Pasaron los años, se fue del Barça por la puerta de atrás, fue campeón del mundo en ese México 86 que tenía que haber sido Colombia 86, triunfó en el Nápoles, le robaron la final del Mundial 90 con un penalti inexistente, le echaron del de Estados Unidos por dopaje y cayó en la sima de las drogas.
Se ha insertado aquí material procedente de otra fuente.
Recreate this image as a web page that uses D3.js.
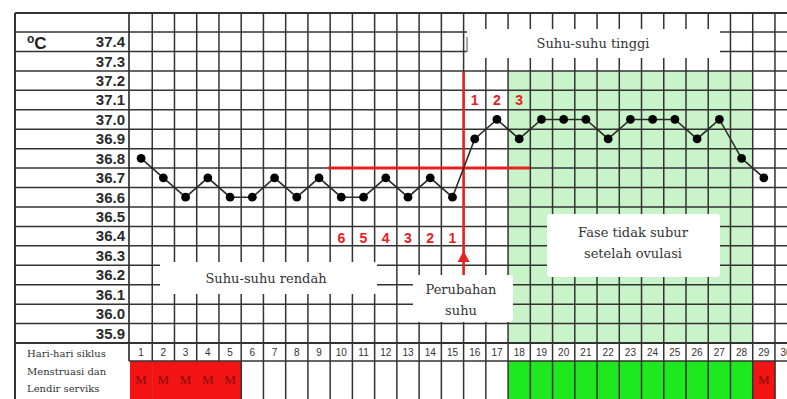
<!DOCTYPE html>
<html><head><meta charset="utf-8">
<script src="https://cdn.jsdelivr.net/npm/d3@7/dist/d3.min.js"></script>
<style>html,body{margin:0;padding:0;background:#fff;overflow:hidden}</style>
</head><body>
<svg id="c" width="787" height="399"></svg>
<script>
// ---- data ----
const days = [1,2,3,4,5,6,7,8,9,10,11,12,13,14,15,16,17,18,19,20,21,22,23,24,25,26,27,28,29,30];
const temps = [36.8,36.7,36.6,36.7,36.6,36.6,36.7,36.6,36.7,36.6,36.6,36.7,36.6,36.7,36.6,
               36.9,37.0,36.9,37.0,37.0,37.0,36.9,37.0,37.0,37.0,36.9,37.0,36.8,36.7];
const tempTicks = ["37.4","37.3","37.2","37.1","37.0","36.9","36.8","36.7","36.6","36.5","36.4","36.3","36.2","36.1","36.0","35.9"];
const mensDays = [1,2,3,4,5,29];
const infertileDays = [18,19,20,21,22,23,24,25,26,27,28];
const riseLabels = [{day:16,t:"1"},{day:17,t:"2"},{day:18,t:"3"}];
const lowLabels = [{day:10,t:"6"},{day:11,t:"5"},{day:12,t:"4"},{day:13,t:"3"},{day:14,t:"2"},{day:15,t:"1"}];
const rowLabels = ["Hari-hari siklus","Menstruasi dan","Lendir serviks"];

// ---- layout ----
const svg = d3.select("#c");
const colW = 22.24, x0 = 130;
const x = d3.scaleLinear().domain([0.5, 30.5]).range([x0, x0 + 30*colW]);
const yTop = 32, yBot = 343;
const y = d3.scaleLinear().domain([37.45, 35.85]).range([yTop, yBot]);
const frameL = 15, frameT = 13, labR = 129;
const dayRowB = 361, W = 787, H = 399;
const gridC = "#333";

// light green phase
svg.append("rect").attr("x", x(17.5)).attr("y", y(37.25)).attr("width", x(28.5)-x(17.5)).attr("height", y(35.85)-y(37.25)).attr("fill", "#c9f3c9");

// menstruation / infertile boxes
svg.selectAll("rect.m").data(mensDays).join("rect").attr("class","m")
  .attr("x", d=>x(d-0.5)).attr("y", dayRowB).attr("width", colW+0.5).attr("height", H-dayRowB).attr("fill","#f21414");
svg.selectAll("rect.g").data(infertileDays).join("rect").attr("class","g")
  .attr("x", d=>x(d-0.5)).attr("y", dayRowB).attr("width", colW).attr("height", H-dayRowB).attr("fill","#1ee81e");

const g = svg.append("g").attr("stroke", gridC).attr("stroke-width", 1.5).attr("fill","none");
// horizontal grid lines (row boundaries)
const bounds = tempTicks.map(t=>+t+0.05).concat([35.85]);
g.selectAll("line.h").data(bounds).join("line")
  .attr("x1", frameL).attr("x2", W).attr("y1", d=>y(d)).attr("y2", d=>y(d))
  .attr("stroke-width", (d,i)=> i===bounds.length-1 ? 2 : 1.5);
// top border
g.append("line").attr("x1", frameL).attr("x2", W).attr("y1", frameT).attr("y2", frameT).attr("stroke-width", 2);
// left border & label divider
g.append("line").attr("x1", frameL).attr("x2", frameL).attr("y1", frameT).attr("y2", H).attr("stroke-width", 2);
g.append("line").attr("x1", labR).attr("x2", labR).attr("y1", frameT).attr("y2", dayRowB).attr("stroke-width", 1.7);
// vertical column lines (no dividers inside the continuous red menstruation block)
const colB = days.map(d=>d+0.5);
g.selectAll("line.v").data(colB).join("line")
  .attr("x1", d=>x(d)).attr("x2", d=>x(d)).attr("y1", frameT)
  .attr("y2", d=> (d < 5) ? dayRowB : H);
// line below day numbers
g.append("line").attr("x1", labR).attr("x2", W).attr("y1", dayRowB).attr("y2", dayRowB);

// white annotation boxes
const boxes = [
  {x1:467, y1:29, x2:720, y2:58},
  {x1:160, y1:262, x2:377, y2:294},
  {x1:413, y1:275, x2:513, y2:322},
  {x1:547, y1:214, x2:720, y2:277}
];
svg.selectAll("rect.box").data(boxes).join("rect").attr("class","box")
  .attr("x", d=>d.x1).attr("y", d=>d.y1).attr("width", d=>d.x2-d.x1).attr("height", d=>d.y2-d.y1)
  .attr("fill","#fff").attr("rx", 3);
svg.append("line").attr("x1",467).attr("x2",467).attr("y1",37).attr("y2",52).attr("stroke","#888").attr("stroke-width",1.5);

// red cross lines
const red = "#e8201e";
svg.append("line").attr("x1", 328).attr("x2", 530).attr("y1", y(36.75)).attr("y2", y(36.75)).attr("stroke", red).attr("stroke-width", 3);
svg.append("line").attr("x1", x(15.5)).attr("x2", x(15.5)).attr("y1", y(37.25)+1).attr("y2", 275).attr("stroke", red).attr("stroke-width", 2.5);
svg.append("path").attr("d", `M${x(15.5)},251 L${x(15.5)-6},262 L${x(15.5)+6},262 Z`).attr("fill", red);

// temperature line and points
const pts = temps.map((t,i)=>({day:days[i], t}));
svg.append("path").datum(pts)
  .attr("d", d3.line().x(d=>x(d.day)).y(d=>y(d.t)))
  .attr("fill","none").attr("stroke","#2a2a2a").attr("stroke-width",1.6);
svg.selectAll("circle.p").data(pts).join("circle").attr("class","p")
  .attr("cx", d=>x(d.day)).attr("cy", d=>y(d.t)).attr("r", 4.4).attr("fill","#000");

// y labels
svg.selectAll("text.yl").data(tempTicks).join("text").attr("class","yl")
  .attr("x", 125).attr("y", d=>y(+d)).attr("dy","0.36em").attr("text-anchor","end")
  .attr("font-family","Liberation Sans, Arial, sans-serif").attr("font-weight","bold").attr("font-size",15)
  .attr("fill","#2a2a2a").text(d=>d);
const deg = svg.append("text").attr("x", 27).attr("y", 49).attr("font-family","Liberation Sans, Arial, sans-serif")
  .attr("font-weight","bold").attr("font-size",17).attr("fill","#1e1e1e");
deg.append("tspan").attr("font-size",12).attr("dy",-6).text("o");
deg.append("tspan").attr("dy",6).text("C");

// day numbers
svg.selectAll("text.dn").data(days).join("text").attr("class","dn")
  .attr("x", d=>x(d)).attr("y", 356).attr("text-anchor","middle")
  .attr("font-family","Liberation Sans, Arial, sans-serif").attr("font-size",10).attr("fill","#333").text(d=>d);

// M labels
svg.selectAll("text.mt").data(mensDays).join("text").attr("class","mt")
  .attr("x", d=>x(d)).attr("y", 384).attr("text-anchor","middle")
  .attr("font-family","Liberation Serif, Times New Roman, serif").attr("font-size",13).attr("fill","#8a0a0a").text("M");

// row labels
svg.selectAll("text.rl").data(rowLabels).join("text").attr("class","rl")
  .attr("x", 27).attr("y", (d,i)=>357+i*17.5)
  .attr("font-family","DejaVu Serif, serif").attr("font-size",10).attr("fill","#333").text(d=>d);

// red numbers
svg.selectAll("text.rise").data(riseLabels).join("text").attr("class","rise")
  .attr("x", d=>x(d.day)).attr("y", y(37.1)).attr("dy","0.36em").attr("text-anchor","middle")
  .attr("font-family","Liberation Sans, Arial, sans-serif").attr("font-weight","bold").attr("font-size",14).attr("fill",red).text(d=>d.t);
svg.selectAll("text.low").data(lowLabels).join("text").attr("class","low")
  .attr("x", d=>x(d.day)).attr("y", y(36.4)+2).attr("dy","0.36em").attr("text-anchor","middle")
  .attr("font-family","Liberation Sans, Arial, sans-serif").attr("font-weight","bold").attr("font-size",14).attr("fill",red).text(d=>d.t);

// annotation texts
const notes = [
  {x:593, y:48, t:"Suhu-suhu tinggi"},
  {x:266, y:283, t:"Suhu-suhu rendah"},
  {x:461, y:294, t:"Perubahan"},
  {x:461, y:315, t:"suhu"},
  {x:633, y:237, t:"Fase tidak subur"},
  {x:633, y:258, t:"setelah ovulasi"}
];
svg.selectAll("text.note").data(notes).join("text").attr("class","note")
  .attr("x", d=>d.x).attr("y", d=>d.y).attr("text-anchor","middle")
  .attr("font-family","DejaVu Serif, serif").attr("font-size",13).attr("fill","#333").text(d=>d.t);
</script>
</body></html>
Mi llegada a la dirección de Marca en 2007 me regaló la oportunidad de conocerle más a fondo, gracias a Juan Castro, el único periodista del que se fiaba plenamente urbi et orbi. No daba entrevistas a nadie... excepto a Marca. Lo primero que me llamó la atención fue su sencillez y cordialidad en el trato, nada que ver con el ciclotímico personaje público que alternaba su eterna sonrisa profidén con unos cabreos monumentales. Eso sí: cada entrevista era una epopeya. Te citaba a las 10:00 de la mañana y te recibía bien entrada la tarde tras no menos de un par de aplazamientos. Aceptábamos encantados esta informalidad porque nos había concedido un monopolio informativo que, además, ponía de los nervios a nuestros rivales. Y sobra decir que escuchar a El Pelusa hablando de fútbol era una delicia. También le estaré eternamente agradecido por dar el plácet a la foto que nadie nunca había conseguido antes y jamás nadie logró después: la suya con otro argentino de pro, el entrañable Di Stéfano, con el que desde hacía un par de décadas se llevaba a matar. Hubo que convencerles a él y a don Alfredo. Costó, pero, finalmente, en noviembre de 2009, coincidiendo con un partido de la Argentina que él dirigía, nos anotamos un tanto para la historia juntando a la pareja con un invitado de excepción, Leo Messi. Había más periodistas que en una rueda de prensa de Madonna o Beyoncé. Vinieron de los países más insospechados y hubo pleno de medios argentinos. Aquella tarde-noche en el Mirasierra Suites me la llevaré grabada a la tumba. Fue un exitazo para Marca. Y de lo futbolístico qué quieren que les cuente. Bueno, sí, la estampa de ese Bernabéu puesto en pie y ovacionándole estruendosamente tras el golazo que metió al Madrid en junio de 1983 tras dejar sentado a medio equipo merengue. Uno, que con 15 años estaba allí, sólo ha visto algo parecido con otro gol de antología metido por Ronaldinho en 2005 en la catedral blanca. Sea como fuere, me quedo con la pena de no haber vivido esa llegada a Buenos Aires tras ganar la Copa del Mundo en 1986, una escena que el gran Valdano relata echando mano de su ingenio interminable: «Parecía que había vuelto Jesucristo a la tierra». Éste es el Diego que yo conocí: tan amigo de sus amigos como enemigo de sí mismo. Algo que, otra vez Valdano, sintetizó en otro aserto para la posteridad: «Maradona fue víctima del mito que todos contribuimos a crear».